Father, 50, cleared over FGM offences

Another landmark prosecution involving female genital mutilation has ended without a conviction.

Mar 22, 2018
By Nick Hudson
DPP Alison Saunders: Disclosure must be seen for what it is – a central element of every investigation and every prosecution

A father has been found not guilty of allowing his nine-year-old daughter to undergo FGM to punish her.

The 50-year-old man, from south London, had been accused of twice arranging for someone to cut the girl with a razor as she lay on a mat in the hallway.

He was also acquitted of five other charges at the Old Bailey, including child cruelty and wounding with intent.
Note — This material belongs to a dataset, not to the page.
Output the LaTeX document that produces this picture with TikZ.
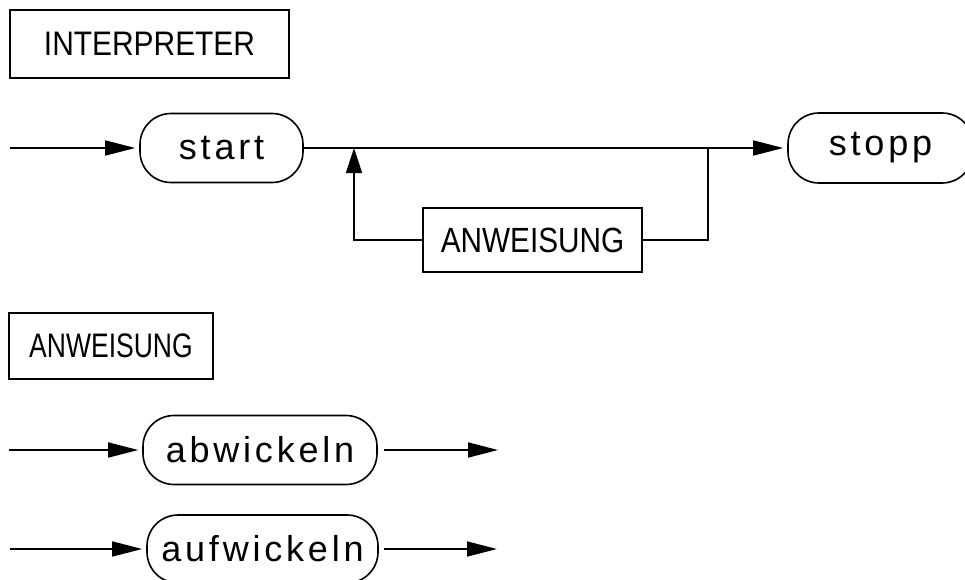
\documentclass[tikz,border=0pt]{standalone}
\usepackage{fontspec}
\setmainfont{Liberation Sans}
\newfontfamily\boxfont[FakeStretch=0.78]{Liberation Sans}
\newfontfamily\loopfont[FakeStretch=0.85]{Liberation Sans}
\newfontfamily\titlefont[FakeStretch=0.88]{Liberation Sans}
\usetikzlibrary{arrows.meta}
\newcommand\gp{\hspace{3.8pt}}
\begin{document}
\begin{tikzpicture}[x=1pt,y=-1pt,
  line width=1.6pt,
  namebox/.style={draw, rectangle, inner sep=0pt, font=\boxfont\fontsize{34}{38}\selectfont},
  termnode/.style={draw, rectangle, rounded corners=31pt, inner sep=0pt, minimum height=69pt, font=\fontsize{36}{40}\selectfont},
  harr/.style={-{Triangle[length=30pt,width=15pt]}, shorten >=4pt},
  harrfree/.style={-{Triangle[length=30pt,width=15pt]}},
  varr/.style={-{Triangle[length=25pt,width=16pt]}}]
\clip (0,0) rectangle (965,580);
% headings
\node[namebox, minimum width=279pt, minimum height=68pt, font=\titlefont\fontsize{34}{38}\selectfont] (interp) at (149.5,44) {INTERPRETER\hspace{8pt}};
\node[namebox, minimum width=204pt, minimum height=66pt] (anwhead) at (111,346) {ANWEISUNG};
% interpreter diagram
\node[termnode, minimum width=163pt] (start) at (221.5,148) {s\gp t\gp a\gp r\gp t};
\node[termnode, minimum width=185pt, minimum height=70pt] (stopp) at (880.5,148) {s\gp t\gp o\gp p\gp p};
\node[namebox, minimum width=219pt, minimum height=64pt, font=\loopfont\fontsize{35}{38}\selectfont] (anw) at (532.5,240) {ANWEISUNG};
\coordinate (in1) at (10,148);
\coordinate (j1) at (354,148);
\coordinate (j2) at (708,148);
\draw[harr] (in1) -- (start.west);
\draw[harr] (start.east) -- (stopp.west);
\draw (anw.east) -| (j2);
\draw[varr] (anw.west) -| (j1);
% anweisung diagram
\node[termnode, minimum width=234pt] (abw) at (260,450) {a\gp b\gp w\gp i\gp c\gp k\gp e\gp l\gp n};
\node[termnode, minimum width=231pt, minimum height=68pt] (aufw) at (262.5,549) {a\gp u\gp f\gp w\gp i\gp c\gp k\gp e\gp l\gp n};
\coordinate (in2) at (9,450);
\coordinate (out2) at (498,450);
\coordinate (in3) at (10,549);
\coordinate (out3) at (497,549);
\draw[harr] (in2) -- (abw.west);
\draw[harrfree] ([xshift=6pt]abw.east) -- (out2);
\draw[harr] (in3) -- (aufw.west);
\draw[harrfree] ([xshift=5pt]aufw.east) -- (out3);
\end{tikzpicture}
\end{document}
The defendant denied all the accusations.

Last month police and prosecutors were criticised after the “deeply troubling” collapse of a trial of a man accused of allowing FGM on his young daughter, after Judge Julian Lambert claimed the medical evidence was “wholly inconclusive”.

He directed the jury at Bristol Crown Court to find the Somalian-born defendant not guilty of child cruelty after a medical expert for the Crown could not confirm whether the procedure had even been carried out.

The FGM practice was made illegal in the UK in 1985.

This month’s case is thought to be only the third of its kind – the first in 2015 saw a jury clear an NHS doctor of performing FGM, resulting in claims of a costly “show trial” after it was personally announced by Alison Saunders, the director of public prosecutions

In the latest hearing, jurors were told the child could not recall the identity of the person who allegedly subjected her to the ordeal twice between 2010 and 2013.

The girl said she cried in pain and begged for it to stop but her father just encouraged the cutter, the court heard.

The allegations came to light after the girl told a friend, whose mother contacted Childline.

The prosecution told the jury the FGM did not happen for cultural or family reasons, but as a punishment.

Kate Bex QC, defending the father, suggested FGM was “predominantly perpetrated by female cutters on women” for reasons including “purification, honour and social acceptance”.

Giving evidence, the defendant – who was accused of beating his children – told jurors he loved all his children equally, adding: “I have never used any implement on any of my children.

“I have never used my hand to hit them.”

The Government estimates that 170,000 women and girls in England and Wales have undergone the procedure, which can lead to lifelong physical and psychological damage.

The first recorded figures, in July 2016, showed that there had been nearly 6,000 new cases in the 12 months to March that year.

One of the main barriers to prosecution is the difficulty of obtaining evidence. Young victims are usually unwilling to testify against family members, which means that there has to be third-party evidence.